Present every line in which the string "this" appears.

[Start of Supplied material]

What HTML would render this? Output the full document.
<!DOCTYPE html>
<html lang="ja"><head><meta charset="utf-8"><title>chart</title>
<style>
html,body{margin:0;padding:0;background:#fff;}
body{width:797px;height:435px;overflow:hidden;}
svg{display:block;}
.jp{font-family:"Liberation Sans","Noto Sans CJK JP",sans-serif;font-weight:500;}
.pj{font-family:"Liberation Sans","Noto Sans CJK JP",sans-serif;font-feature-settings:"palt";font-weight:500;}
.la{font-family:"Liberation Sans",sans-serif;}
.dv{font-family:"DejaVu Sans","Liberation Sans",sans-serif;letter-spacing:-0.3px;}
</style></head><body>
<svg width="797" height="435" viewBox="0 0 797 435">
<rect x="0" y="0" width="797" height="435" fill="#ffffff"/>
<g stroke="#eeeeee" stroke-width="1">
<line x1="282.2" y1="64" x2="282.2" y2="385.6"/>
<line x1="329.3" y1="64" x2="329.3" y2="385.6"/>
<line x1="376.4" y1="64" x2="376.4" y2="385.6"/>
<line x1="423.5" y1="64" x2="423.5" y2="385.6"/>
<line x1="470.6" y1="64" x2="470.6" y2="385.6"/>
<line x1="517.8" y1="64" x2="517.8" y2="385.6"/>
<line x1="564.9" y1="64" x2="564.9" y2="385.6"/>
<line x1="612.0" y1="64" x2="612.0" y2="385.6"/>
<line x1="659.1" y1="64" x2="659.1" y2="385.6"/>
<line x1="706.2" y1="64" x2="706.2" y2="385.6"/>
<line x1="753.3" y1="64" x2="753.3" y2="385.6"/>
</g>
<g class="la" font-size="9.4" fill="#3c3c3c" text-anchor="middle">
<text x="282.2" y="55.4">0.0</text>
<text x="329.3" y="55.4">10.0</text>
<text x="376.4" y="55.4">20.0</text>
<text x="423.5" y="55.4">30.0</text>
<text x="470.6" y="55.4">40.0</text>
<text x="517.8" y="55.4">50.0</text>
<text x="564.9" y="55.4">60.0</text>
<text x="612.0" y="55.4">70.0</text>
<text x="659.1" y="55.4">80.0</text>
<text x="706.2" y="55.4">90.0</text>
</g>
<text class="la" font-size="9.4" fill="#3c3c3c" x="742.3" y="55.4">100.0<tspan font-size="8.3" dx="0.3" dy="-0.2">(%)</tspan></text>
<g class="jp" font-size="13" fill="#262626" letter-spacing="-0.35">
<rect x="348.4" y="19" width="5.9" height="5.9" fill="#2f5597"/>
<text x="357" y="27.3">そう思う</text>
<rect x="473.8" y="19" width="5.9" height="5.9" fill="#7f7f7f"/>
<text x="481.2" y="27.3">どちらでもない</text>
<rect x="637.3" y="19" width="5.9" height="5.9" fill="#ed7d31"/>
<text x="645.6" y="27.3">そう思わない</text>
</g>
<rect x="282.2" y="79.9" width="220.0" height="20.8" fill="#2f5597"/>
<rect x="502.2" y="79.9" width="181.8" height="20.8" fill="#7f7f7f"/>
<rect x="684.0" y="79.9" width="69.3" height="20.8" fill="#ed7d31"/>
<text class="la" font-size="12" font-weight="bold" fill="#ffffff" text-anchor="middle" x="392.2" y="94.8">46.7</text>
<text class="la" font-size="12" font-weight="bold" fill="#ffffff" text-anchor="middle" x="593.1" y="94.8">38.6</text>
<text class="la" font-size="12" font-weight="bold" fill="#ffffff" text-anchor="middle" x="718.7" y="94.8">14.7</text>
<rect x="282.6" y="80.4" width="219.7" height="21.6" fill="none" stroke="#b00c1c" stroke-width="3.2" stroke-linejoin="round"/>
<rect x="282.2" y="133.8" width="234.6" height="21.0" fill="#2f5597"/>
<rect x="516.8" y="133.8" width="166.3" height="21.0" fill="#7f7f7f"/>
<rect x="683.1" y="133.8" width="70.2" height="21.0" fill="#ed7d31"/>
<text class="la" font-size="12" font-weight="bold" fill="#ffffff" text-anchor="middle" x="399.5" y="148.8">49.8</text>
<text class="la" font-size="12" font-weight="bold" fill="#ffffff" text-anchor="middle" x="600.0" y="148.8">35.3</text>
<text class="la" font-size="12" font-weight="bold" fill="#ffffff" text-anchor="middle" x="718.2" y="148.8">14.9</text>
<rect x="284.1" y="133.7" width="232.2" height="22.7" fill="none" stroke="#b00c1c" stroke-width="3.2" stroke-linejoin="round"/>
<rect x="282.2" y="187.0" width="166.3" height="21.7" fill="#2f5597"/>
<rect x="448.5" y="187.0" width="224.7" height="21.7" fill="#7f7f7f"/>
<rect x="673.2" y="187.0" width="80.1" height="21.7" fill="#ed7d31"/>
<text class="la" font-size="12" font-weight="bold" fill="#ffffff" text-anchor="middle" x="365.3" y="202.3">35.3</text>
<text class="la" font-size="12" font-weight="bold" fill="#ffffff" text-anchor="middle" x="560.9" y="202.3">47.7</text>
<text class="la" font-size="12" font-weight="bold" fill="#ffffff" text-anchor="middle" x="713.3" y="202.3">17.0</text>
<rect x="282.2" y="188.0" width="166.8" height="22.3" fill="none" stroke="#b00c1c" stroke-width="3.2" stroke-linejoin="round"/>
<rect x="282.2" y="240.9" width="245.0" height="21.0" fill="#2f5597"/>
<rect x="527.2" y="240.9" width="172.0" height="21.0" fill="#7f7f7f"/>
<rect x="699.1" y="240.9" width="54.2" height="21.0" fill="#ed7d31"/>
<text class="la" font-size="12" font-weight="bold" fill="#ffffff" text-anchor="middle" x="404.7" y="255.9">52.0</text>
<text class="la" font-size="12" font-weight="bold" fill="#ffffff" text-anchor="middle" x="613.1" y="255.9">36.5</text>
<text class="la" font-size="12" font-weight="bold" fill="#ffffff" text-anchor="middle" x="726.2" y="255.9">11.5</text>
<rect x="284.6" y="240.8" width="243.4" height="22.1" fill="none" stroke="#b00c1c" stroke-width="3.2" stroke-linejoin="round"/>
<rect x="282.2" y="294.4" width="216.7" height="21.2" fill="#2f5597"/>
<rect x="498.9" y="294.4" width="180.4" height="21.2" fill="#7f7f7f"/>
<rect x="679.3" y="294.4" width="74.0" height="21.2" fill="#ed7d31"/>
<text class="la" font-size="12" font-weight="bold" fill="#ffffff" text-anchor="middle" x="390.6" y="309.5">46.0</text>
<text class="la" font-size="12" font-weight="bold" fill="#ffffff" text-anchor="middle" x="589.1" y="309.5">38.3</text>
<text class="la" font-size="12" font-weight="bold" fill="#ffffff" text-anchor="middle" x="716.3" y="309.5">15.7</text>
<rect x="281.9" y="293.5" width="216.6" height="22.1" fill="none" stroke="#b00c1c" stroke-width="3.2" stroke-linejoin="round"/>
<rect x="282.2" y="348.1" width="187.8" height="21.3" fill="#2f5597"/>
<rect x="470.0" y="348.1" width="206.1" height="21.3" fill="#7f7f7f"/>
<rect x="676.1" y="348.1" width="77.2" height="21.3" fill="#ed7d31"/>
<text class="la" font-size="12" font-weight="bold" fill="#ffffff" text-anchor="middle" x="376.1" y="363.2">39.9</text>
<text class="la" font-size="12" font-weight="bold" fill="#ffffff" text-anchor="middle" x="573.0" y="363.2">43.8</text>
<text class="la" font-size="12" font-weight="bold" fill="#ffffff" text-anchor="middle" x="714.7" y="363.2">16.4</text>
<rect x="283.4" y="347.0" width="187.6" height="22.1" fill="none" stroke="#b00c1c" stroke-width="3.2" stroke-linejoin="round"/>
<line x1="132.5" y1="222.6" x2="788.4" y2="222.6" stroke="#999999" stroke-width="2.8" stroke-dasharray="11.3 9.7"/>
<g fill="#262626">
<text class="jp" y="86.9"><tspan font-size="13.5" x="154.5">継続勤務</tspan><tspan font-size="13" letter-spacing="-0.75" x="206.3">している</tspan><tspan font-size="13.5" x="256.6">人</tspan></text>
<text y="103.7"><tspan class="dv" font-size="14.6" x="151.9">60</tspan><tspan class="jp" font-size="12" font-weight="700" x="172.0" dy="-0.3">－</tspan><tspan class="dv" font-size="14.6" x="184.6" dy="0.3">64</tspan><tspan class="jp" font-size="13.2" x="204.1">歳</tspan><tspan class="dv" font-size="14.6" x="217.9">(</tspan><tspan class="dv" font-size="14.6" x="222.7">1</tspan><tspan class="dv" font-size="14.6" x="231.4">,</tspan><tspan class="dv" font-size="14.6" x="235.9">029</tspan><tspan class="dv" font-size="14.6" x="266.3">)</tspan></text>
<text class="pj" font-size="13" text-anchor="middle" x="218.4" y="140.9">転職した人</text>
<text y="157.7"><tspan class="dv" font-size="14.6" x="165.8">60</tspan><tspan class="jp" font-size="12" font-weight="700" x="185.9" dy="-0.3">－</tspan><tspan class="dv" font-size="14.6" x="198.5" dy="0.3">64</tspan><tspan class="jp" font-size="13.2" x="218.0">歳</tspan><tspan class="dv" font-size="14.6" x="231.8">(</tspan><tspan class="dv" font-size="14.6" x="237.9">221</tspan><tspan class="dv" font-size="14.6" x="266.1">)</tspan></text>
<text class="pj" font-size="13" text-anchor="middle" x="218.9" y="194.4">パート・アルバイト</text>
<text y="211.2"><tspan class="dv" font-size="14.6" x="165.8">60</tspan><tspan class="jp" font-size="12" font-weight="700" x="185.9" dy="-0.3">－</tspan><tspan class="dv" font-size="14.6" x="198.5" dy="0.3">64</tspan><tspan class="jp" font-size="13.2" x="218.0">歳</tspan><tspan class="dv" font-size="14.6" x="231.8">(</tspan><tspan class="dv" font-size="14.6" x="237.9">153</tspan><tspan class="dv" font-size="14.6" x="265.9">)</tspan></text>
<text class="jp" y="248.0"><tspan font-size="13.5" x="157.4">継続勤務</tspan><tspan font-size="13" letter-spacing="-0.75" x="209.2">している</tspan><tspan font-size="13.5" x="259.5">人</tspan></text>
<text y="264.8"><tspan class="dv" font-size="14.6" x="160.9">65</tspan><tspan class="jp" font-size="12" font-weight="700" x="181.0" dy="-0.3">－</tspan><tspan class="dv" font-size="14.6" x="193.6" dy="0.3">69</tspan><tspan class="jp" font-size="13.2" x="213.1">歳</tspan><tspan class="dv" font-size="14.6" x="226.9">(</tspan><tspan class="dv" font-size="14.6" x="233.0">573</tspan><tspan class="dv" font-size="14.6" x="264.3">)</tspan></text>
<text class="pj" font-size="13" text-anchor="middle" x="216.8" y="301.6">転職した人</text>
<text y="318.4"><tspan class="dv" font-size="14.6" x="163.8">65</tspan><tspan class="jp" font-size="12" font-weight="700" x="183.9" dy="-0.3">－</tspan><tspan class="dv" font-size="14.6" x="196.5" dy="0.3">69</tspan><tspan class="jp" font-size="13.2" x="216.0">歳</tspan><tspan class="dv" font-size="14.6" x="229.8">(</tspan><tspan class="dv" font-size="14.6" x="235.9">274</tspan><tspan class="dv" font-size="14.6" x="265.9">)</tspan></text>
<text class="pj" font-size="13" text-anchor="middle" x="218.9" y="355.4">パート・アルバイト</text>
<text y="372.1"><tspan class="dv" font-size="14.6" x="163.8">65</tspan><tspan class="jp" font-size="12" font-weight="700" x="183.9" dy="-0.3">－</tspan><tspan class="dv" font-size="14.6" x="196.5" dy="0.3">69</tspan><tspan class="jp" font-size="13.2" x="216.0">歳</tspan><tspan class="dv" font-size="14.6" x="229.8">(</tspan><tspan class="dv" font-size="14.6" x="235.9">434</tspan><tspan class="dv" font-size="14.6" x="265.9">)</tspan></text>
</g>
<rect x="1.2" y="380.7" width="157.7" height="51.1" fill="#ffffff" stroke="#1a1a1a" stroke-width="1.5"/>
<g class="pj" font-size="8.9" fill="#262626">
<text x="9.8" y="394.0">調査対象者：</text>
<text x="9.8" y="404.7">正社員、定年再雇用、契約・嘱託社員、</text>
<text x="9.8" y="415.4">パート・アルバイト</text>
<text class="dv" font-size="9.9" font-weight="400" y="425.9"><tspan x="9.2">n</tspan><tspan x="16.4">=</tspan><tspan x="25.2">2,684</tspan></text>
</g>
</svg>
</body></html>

[End of Supplied material]
[Start of Supplied material]

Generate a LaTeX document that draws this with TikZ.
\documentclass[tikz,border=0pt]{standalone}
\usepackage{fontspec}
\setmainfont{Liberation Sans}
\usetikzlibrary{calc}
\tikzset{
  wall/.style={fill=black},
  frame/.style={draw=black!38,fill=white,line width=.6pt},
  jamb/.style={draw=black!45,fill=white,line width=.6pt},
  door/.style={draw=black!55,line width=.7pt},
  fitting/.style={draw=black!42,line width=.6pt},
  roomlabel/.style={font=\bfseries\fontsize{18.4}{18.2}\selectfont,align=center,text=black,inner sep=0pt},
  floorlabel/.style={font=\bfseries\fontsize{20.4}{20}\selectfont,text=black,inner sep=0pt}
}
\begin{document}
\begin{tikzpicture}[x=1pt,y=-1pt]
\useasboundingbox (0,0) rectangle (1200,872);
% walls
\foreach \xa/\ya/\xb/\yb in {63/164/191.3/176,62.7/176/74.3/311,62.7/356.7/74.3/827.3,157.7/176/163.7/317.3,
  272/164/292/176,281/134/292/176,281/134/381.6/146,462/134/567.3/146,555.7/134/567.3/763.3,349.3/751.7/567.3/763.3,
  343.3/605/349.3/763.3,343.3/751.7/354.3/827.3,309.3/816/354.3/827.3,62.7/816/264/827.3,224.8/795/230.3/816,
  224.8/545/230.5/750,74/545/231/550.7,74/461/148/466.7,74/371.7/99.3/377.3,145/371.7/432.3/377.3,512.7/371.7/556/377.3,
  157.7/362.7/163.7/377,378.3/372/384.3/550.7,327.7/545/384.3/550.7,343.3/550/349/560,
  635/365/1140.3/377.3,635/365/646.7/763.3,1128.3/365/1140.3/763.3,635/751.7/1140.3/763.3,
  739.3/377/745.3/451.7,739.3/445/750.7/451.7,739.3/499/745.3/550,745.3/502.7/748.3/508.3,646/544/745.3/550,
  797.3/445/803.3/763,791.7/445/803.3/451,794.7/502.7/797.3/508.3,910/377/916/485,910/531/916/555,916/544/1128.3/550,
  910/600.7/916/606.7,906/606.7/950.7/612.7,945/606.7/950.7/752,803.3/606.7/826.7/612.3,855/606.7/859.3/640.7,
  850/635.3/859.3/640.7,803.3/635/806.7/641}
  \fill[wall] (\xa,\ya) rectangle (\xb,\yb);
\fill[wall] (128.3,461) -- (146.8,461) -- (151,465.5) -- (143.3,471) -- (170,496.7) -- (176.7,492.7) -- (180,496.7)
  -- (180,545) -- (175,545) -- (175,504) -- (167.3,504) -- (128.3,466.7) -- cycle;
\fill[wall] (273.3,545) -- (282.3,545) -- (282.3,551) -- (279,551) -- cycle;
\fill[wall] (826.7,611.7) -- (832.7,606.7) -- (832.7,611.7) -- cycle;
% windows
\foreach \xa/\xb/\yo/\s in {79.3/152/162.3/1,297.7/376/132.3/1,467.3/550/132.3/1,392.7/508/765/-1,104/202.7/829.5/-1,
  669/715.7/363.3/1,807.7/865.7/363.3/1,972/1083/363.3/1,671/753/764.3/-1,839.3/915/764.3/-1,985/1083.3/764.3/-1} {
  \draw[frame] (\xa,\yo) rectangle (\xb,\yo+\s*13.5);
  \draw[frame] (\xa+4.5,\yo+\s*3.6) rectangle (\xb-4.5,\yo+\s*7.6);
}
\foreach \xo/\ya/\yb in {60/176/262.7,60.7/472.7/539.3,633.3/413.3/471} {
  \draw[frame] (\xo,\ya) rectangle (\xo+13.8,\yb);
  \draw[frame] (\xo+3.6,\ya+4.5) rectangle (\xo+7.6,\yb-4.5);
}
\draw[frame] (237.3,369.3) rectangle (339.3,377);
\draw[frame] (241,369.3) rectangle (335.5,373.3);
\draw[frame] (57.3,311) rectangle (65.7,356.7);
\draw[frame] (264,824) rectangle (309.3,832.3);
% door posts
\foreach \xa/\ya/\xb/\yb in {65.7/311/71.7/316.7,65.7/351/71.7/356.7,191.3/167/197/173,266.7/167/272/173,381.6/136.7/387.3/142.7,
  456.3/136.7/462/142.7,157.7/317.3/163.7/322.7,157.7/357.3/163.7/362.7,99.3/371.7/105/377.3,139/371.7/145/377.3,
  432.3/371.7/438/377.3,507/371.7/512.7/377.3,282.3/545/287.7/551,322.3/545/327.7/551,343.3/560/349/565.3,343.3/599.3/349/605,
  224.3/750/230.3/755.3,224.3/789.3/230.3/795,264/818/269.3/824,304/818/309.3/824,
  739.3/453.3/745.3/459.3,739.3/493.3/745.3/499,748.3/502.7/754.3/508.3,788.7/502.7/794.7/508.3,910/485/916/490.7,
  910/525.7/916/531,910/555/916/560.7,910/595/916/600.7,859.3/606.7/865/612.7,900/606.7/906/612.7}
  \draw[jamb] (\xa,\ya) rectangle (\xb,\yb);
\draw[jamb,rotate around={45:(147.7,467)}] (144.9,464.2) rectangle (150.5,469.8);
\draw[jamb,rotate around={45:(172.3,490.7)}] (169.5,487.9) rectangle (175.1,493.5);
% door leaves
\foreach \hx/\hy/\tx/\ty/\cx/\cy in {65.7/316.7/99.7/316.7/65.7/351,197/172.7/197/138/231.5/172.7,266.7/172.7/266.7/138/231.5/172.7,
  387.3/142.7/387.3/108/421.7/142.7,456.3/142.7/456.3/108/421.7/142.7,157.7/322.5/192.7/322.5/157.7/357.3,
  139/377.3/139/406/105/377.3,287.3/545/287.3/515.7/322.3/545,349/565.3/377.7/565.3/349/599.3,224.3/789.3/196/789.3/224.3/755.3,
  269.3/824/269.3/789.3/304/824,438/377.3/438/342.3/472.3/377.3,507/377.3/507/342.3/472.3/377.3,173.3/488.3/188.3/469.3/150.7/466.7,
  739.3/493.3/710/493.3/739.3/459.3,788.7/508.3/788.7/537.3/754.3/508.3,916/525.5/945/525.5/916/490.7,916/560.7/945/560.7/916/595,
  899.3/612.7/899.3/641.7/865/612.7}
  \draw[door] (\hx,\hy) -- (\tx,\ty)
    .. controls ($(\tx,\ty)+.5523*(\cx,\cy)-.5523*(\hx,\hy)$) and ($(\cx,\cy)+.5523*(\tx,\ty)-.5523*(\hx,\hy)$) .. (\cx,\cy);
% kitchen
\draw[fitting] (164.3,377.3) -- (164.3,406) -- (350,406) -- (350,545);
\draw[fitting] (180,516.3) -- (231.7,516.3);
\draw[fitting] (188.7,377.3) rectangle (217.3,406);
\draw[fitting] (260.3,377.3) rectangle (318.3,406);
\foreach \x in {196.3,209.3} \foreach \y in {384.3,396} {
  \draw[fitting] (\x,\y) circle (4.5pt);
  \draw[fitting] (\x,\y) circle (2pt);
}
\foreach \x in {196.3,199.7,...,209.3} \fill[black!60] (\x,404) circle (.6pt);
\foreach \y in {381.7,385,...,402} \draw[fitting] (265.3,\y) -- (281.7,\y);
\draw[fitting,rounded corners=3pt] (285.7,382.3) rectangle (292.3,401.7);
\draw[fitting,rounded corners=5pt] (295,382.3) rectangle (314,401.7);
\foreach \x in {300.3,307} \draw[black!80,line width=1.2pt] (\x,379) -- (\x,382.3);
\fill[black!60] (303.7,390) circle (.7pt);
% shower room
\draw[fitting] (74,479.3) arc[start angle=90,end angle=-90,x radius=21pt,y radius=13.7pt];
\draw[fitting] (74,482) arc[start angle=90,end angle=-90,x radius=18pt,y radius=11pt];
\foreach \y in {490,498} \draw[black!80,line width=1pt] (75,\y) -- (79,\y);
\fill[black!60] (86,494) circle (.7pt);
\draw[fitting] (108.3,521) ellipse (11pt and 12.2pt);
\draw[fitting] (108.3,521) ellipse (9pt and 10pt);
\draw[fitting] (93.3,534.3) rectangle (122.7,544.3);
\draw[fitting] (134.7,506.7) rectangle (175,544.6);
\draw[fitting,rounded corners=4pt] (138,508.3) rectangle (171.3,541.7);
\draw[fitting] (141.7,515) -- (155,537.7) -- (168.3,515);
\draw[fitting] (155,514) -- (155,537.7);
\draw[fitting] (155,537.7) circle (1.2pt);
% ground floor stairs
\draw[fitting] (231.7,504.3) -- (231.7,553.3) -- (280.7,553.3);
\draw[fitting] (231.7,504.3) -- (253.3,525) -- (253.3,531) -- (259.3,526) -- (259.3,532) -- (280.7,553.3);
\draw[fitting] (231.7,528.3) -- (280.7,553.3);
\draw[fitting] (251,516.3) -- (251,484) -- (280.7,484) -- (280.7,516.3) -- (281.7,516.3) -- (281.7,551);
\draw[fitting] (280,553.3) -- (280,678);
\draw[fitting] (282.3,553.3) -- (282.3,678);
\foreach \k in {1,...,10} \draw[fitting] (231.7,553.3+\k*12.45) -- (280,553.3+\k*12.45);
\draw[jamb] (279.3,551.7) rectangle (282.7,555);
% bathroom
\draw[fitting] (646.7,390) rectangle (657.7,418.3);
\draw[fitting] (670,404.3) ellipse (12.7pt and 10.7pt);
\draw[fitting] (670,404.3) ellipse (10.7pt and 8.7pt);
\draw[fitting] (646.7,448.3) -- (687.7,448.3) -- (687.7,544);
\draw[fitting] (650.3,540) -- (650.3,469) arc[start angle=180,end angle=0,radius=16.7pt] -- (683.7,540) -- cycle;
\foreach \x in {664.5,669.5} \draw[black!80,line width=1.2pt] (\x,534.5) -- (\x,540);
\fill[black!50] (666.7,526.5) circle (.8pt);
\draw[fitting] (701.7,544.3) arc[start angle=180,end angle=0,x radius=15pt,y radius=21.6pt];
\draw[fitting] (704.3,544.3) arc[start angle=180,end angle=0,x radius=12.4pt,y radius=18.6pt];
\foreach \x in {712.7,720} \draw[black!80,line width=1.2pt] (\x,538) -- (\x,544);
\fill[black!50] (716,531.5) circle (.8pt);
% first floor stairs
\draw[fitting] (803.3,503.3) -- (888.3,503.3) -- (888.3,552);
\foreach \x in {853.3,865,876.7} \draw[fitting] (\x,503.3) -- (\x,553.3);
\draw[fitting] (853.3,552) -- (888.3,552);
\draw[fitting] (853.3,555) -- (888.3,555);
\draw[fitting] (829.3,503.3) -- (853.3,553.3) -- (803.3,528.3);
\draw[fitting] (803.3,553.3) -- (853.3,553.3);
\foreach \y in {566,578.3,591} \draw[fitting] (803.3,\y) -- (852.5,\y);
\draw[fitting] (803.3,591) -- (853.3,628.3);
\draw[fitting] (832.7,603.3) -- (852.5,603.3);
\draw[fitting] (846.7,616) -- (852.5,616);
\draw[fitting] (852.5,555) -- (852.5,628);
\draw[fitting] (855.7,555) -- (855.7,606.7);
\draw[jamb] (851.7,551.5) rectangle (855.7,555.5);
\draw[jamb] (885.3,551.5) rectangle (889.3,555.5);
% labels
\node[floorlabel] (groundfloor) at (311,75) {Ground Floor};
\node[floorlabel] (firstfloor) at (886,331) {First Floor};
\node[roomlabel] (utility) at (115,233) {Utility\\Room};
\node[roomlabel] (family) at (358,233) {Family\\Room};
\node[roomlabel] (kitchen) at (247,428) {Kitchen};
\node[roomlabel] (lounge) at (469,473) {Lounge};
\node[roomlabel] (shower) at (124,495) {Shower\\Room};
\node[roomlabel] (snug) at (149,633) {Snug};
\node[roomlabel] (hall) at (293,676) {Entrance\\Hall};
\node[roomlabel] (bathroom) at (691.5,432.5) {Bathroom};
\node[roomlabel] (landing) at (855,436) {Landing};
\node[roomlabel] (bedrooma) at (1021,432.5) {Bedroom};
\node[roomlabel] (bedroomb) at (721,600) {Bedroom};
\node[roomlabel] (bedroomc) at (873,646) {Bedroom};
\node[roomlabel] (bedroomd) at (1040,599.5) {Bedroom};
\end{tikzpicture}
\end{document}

[End of Supplied material]

* Right answer
What HTML would render this? Output the full document.
Generate a LaTeX document that draws this with TikZ.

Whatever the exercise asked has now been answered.